**The exercise:** Pick out every line that holds the string "this" and copy it.

**Provided records:**
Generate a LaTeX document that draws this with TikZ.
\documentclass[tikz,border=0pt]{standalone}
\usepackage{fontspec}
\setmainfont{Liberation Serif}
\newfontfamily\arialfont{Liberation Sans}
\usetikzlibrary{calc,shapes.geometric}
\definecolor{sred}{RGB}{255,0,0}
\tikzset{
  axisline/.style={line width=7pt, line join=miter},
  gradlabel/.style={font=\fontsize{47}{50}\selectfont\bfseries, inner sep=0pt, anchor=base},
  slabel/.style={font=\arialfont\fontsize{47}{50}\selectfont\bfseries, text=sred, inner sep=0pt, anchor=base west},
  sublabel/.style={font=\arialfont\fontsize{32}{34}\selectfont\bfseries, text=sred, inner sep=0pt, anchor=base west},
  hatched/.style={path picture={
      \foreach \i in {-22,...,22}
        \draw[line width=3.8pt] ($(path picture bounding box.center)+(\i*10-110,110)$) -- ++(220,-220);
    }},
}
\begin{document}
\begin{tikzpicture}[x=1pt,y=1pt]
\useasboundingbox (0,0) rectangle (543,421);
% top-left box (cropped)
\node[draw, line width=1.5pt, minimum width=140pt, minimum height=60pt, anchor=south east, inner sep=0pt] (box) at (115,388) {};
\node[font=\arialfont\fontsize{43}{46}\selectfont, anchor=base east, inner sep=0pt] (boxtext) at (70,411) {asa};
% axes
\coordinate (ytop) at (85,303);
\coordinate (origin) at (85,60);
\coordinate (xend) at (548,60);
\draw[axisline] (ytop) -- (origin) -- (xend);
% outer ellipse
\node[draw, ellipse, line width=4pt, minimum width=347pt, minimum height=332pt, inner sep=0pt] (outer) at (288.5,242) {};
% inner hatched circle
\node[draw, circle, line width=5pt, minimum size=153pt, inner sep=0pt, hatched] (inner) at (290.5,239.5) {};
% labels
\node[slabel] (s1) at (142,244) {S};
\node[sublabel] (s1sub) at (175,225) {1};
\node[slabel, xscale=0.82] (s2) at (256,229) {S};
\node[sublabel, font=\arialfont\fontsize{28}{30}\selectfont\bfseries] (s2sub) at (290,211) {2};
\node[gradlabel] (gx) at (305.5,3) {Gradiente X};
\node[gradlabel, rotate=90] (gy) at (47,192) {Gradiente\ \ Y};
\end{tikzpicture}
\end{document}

...

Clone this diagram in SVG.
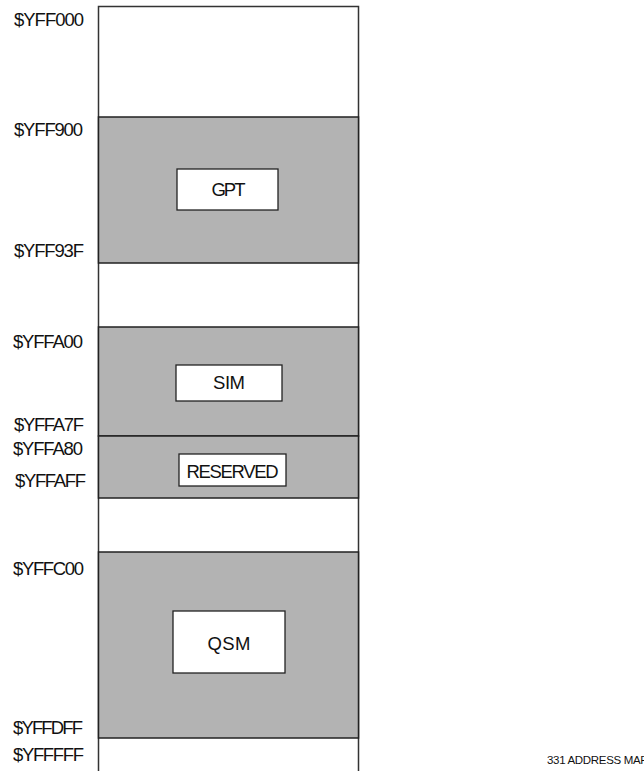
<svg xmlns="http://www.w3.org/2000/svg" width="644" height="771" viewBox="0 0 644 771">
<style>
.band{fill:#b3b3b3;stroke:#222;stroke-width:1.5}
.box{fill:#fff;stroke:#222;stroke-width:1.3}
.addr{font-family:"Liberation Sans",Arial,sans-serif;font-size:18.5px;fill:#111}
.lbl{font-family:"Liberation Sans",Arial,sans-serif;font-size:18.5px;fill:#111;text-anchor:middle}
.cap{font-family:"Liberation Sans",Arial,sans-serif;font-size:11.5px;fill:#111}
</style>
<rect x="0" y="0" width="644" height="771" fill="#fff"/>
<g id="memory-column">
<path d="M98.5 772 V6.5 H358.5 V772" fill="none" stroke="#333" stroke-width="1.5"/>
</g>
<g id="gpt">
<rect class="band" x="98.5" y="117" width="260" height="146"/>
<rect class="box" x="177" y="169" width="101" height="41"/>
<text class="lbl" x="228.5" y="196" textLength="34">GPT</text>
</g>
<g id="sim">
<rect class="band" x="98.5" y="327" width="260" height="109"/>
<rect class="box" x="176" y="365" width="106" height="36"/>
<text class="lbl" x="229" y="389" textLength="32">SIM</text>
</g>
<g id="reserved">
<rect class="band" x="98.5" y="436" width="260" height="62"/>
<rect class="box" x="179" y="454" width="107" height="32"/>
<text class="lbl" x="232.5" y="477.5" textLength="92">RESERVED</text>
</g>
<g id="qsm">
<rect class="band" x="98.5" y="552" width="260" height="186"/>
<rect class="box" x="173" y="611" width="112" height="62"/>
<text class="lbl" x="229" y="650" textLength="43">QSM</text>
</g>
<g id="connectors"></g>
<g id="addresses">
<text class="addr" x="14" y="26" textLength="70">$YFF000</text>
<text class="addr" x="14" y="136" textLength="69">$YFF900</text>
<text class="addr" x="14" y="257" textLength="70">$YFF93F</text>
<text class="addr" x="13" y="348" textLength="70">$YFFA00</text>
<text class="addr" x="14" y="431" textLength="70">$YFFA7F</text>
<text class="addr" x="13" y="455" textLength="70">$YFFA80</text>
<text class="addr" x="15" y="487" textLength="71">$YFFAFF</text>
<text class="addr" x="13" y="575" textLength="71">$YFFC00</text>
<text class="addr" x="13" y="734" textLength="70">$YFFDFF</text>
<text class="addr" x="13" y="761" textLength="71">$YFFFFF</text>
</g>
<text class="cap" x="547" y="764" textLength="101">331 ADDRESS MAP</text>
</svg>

**Full solution:**
Generate a LaTeX document that draws this with TikZ.
Clone this diagram in SVG.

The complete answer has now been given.